More details on the Peggy Lee case from J. Daniel Sawyer, who explains he’s not a lawyer, but does a good job of analyzing the legal issues:

If God had a lounge singer in the 40s, 50s, or 60s, I’d lay you even odds that it would have been Peggy Lee. Along with Etta James, Billie Holiday, and Rosemary Clooney, she had a glorious, smoky, rich alto that wrapped naturally around horns and clarinets to make sounds that were the aural equivalent of chocolate.

Peggy Lee had a good friend named Walter, and Walter need a singer/songwriter for his new project. Walter did good work, and he was a good friend, so Peggy gave him a good rate, and in 1955 the result of that project hit the country like Christmas. It was a little movie called Lady and the Tramp.

It was a great collaboration, and they had a good contract for the time (Peggy and her cowriter retained rights to “transcriptions” such as record albums and sheet music–a smart move). Everything might have been peachy for life, if Sony hadn’t screwed up the world with home video.

Videotapes have been around pretty much since the Big Bang (or at least since 1951) in broadcast, but nobody really expected that it would wind up being something people used at home any more than the early computer manufacturers thought that your phone would contain twice the computing power that sent men to the moon (which some of them now do). Even if it were technically possible, why would anyone want home video when they had, you know, lives? And television? A professional toy like video tape wouldn’t appeal to a mass market–or such was the thinking. Sony, by the 1970s the world leader in miniaturization, disagreed. In 1975 they introduced Betamax, the first home video format.

. . . .

Disney argued that the original license left them with an implicit right to sell the movie in any format, and that “transcriptions” didn’t cover home video because it was just another video format, like film and television. Peggy Lee argued that it was a transcription, and that she couldn’t have sold home video rights, because home video didn’t exist at the time that Lady and the Tramp was produced.

It took a long time for the lawsuits, contrafilings, and court case to run its course. At the end of it, in 1992, Peggy Lee won two important victories. First, she got a few million dollars for her troubles, which helped with her retirement even after her lawyers got their cut. Second, she got a precedent, known in entertainment circles as “The Peggy Lee Decision.” According to this decision, rendered in the California Supreme Court, an artist can’t sign over rights that do not yet exist.

Let me say that again. An artist can NOT license rights that do not yet exist. All those old movie contracts suddenly got complicated, as studio lawyers had to scramble to make sure their creatives (such as composers, songwriters, etc.) signed addendum allowing the use of their work in home video. At the time, Internet streaming didn’t exist except in experimental theory, so very few studios listed that in their addendum–that came later (this is, btw, one of the reasons that certain episodes of TV shows, and certain films, are not available on DVD and/or for streaming–studios would not meet artist’s asking prices for their music and other creative contributions in the new formats).

Link to the rest at The Worlds of J. Daniel Sawyer

Big Publishing, Contracts

5 Comments to “Principles of Contracts: Everybody Knows Peggy Lee (or should)”

  1. Wow.

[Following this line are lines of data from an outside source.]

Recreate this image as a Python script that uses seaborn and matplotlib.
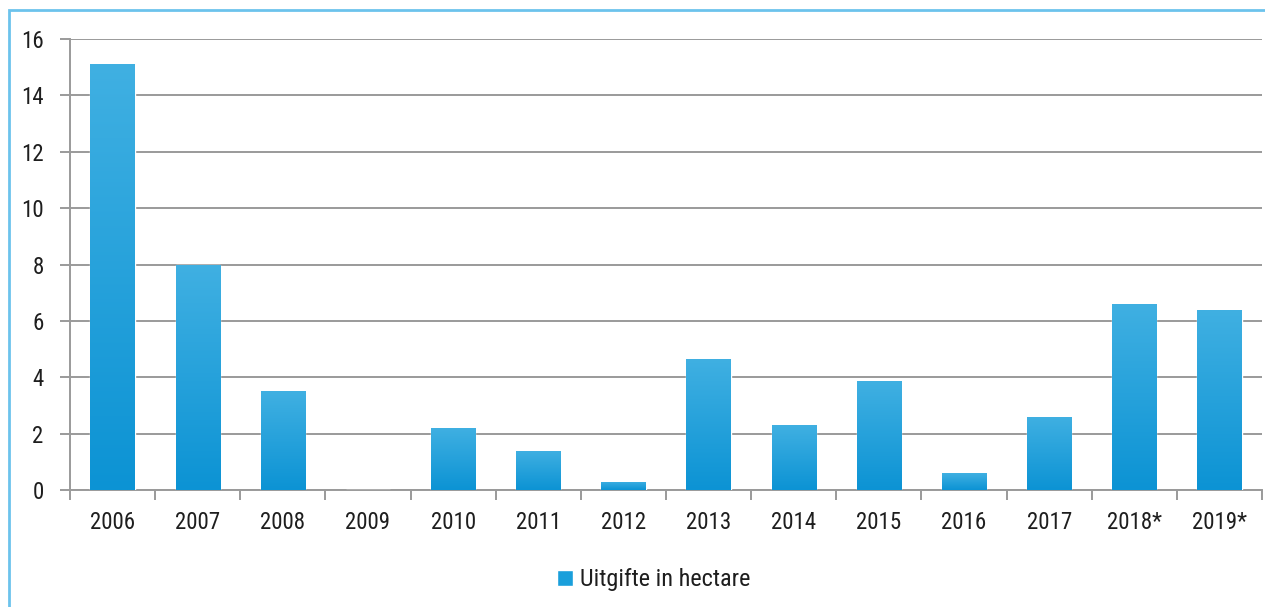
import numpy as np
import pandas as pd
import matplotlib
matplotlib.use("Agg")
import matplotlib.pyplot as plt
from matplotlib.patches import Rectangle
from matplotlib.colors import LinearSegmentedColormap
import seaborn as sns

years = ["2006", "2007", "2008", "2009", "2010", "2011", "2012",
         "2013", "2014", "2015", "2016", "2017", "2018*", "2019*"]
hectares = [15.1, 8.0, 3.5, 0.0, 2.2, 1.4, 0.3, 4.65, 2.3, 3.85, 0.6, 2.6, 6.6, 6.4]
y_ticks = [0, 2, 4, 6, 8, 10, 12, 14, 16]
series_label = "Uitgifte in hectare"

sns.set_theme(style="white")
plt.rcParams["font.family"] = ["Roboto Condensed", "DejaVu Sans"]

df = pd.DataFrame({"jaar": years, "ha": hectares})

fig = plt.figure(figsize=(12.65, 6.07), dpi=100)
ax = fig.add_axes([70 / 1265, 117 / 607, 1192 / 1265, 451 / 607])

bar_color = "#1a9fdb"
sns.barplot(data=df, x="jaar", y="ha", color=bar_color, width=0.52,
            saturation=1, ax=ax, zorder=3, label=series_label)

# vertical gradient fill on each bar: lighter at the top, deeper at the base
grad = LinearSegmentedColormap.from_list("bar", ["#0c93d4", "#40b0e2"])
for p in ax.patches:
    x0, y0 = p.get_x(), p.get_y()
    w, h = p.get_width(), p.get_height()
    if h <= 0:
        continue
    img = ax.imshow(np.linspace(0, 1, 256).reshape(-1, 1), cmap=grad,
                    extent=[x0, x0 + w, y0, y0 + h], origin="lower",
                    aspect="auto", zorder=3.5)
    img.set_clip_path(p)

ax.set_xlim(-0.5, len(years) - 0.5)
ax.set_ylim(0, 16)
ax.set_yticks(y_ticks)
ax.set_yticklabels([str(t) for t in y_ticks])
ax.set_xlabel("")
ax.set_ylabel("")

grid_c = "#9a9a9a"
ax.yaxis.grid(True, color=grid_c, linewidth=1.4, zorder=1)
ax.set_axisbelow(True)
for s in ["top", "right"]:
    ax.spines[s].set_visible(False)
ax.spines["left"].set_color(grid_c)
ax.spines["left"].set_linewidth(1.4)
ax.spines["bottom"].set_color(grid_c)
ax.spines["bottom"].set_linewidth(1.4)

# category labels centred under bars, tick marks at category boundaries
ax.set_xticks(np.arange(len(years)))
ax.set_xticklabels(years)
ax.tick_params(axis="x", which="major", bottom=False, length=0, pad=15,
               labelsize=16.5, labelcolor="#1e1e1e")
ax.set_xticks(np.arange(len(years) + 1) - 0.5, minor=True)
ax.tick_params(axis="x", which="minor", bottom=True, length=7, width=1.4,
               color=grid_c, direction="out")
ax.tick_params(axis="y", which="major", left=True, length=7, width=1.4,
               color=grid_c, pad=12, labelsize=16.5, labelcolor="#1e1e1e")

leg = ax.legend(loc="upper center", bbox_to_anchor=(0.49, -0.125), frameon=False,
                fontsize=17.5, handlelength=0.65, handleheight=0.65,
                handletextpad=0.3)
for t in leg.get_texts():
    t.set_color("#1e1e1e")

# light blue panel frame
fig.patches.append(Rectangle((9 / 1265, -0.05), 1.2, 1 - 10 / 607 + 0.05,
                             transform=fig.transFigure, fill=False,
                             edgecolor="#6cc3ec", linewidth=2, zorder=0))

fig.savefig("out.png", dpi=100)
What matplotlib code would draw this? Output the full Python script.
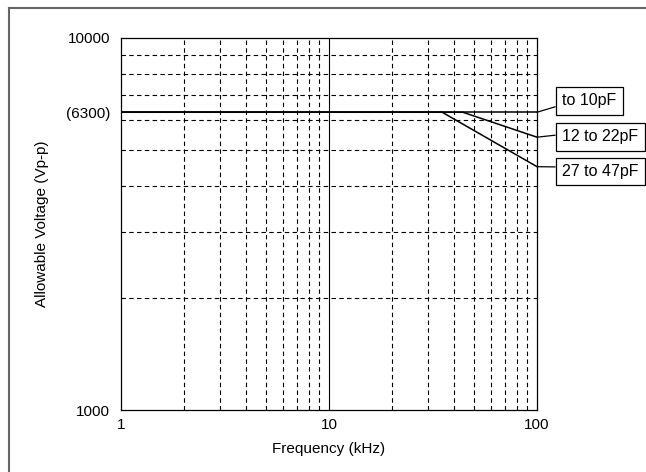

That’s such an important precedent. And it’s so great that she won. Thanks so much for posting these kinds of things. They help me stay informed about the industry.

  2. “An artist can NOT license rights that do not yet exist.”

    That’s a broad statement with broad implications. In 1988, Greg Bear, then president of Science Fiction Writers of America, gave a talk during the Nebula Awards weekend event, saying publishers were already beginning to reserve rights to electronic books, and agents were claiming they were “non-negotiable.”

    If the decision in Peggy Lee v. Walt Disney Productions actually means an artist can’t sign away rights “that do not yet exist,” what does that mean for book contracts signed years before ebooks existed?

    • It raises interesting issues. In part, it will depend upon how closely the description of ebooks in the contracts matches the reality today.

  3. Well, I could send you the language from my contract with a Penguin Group publisher, c. 1991, for your collection, if you’d like.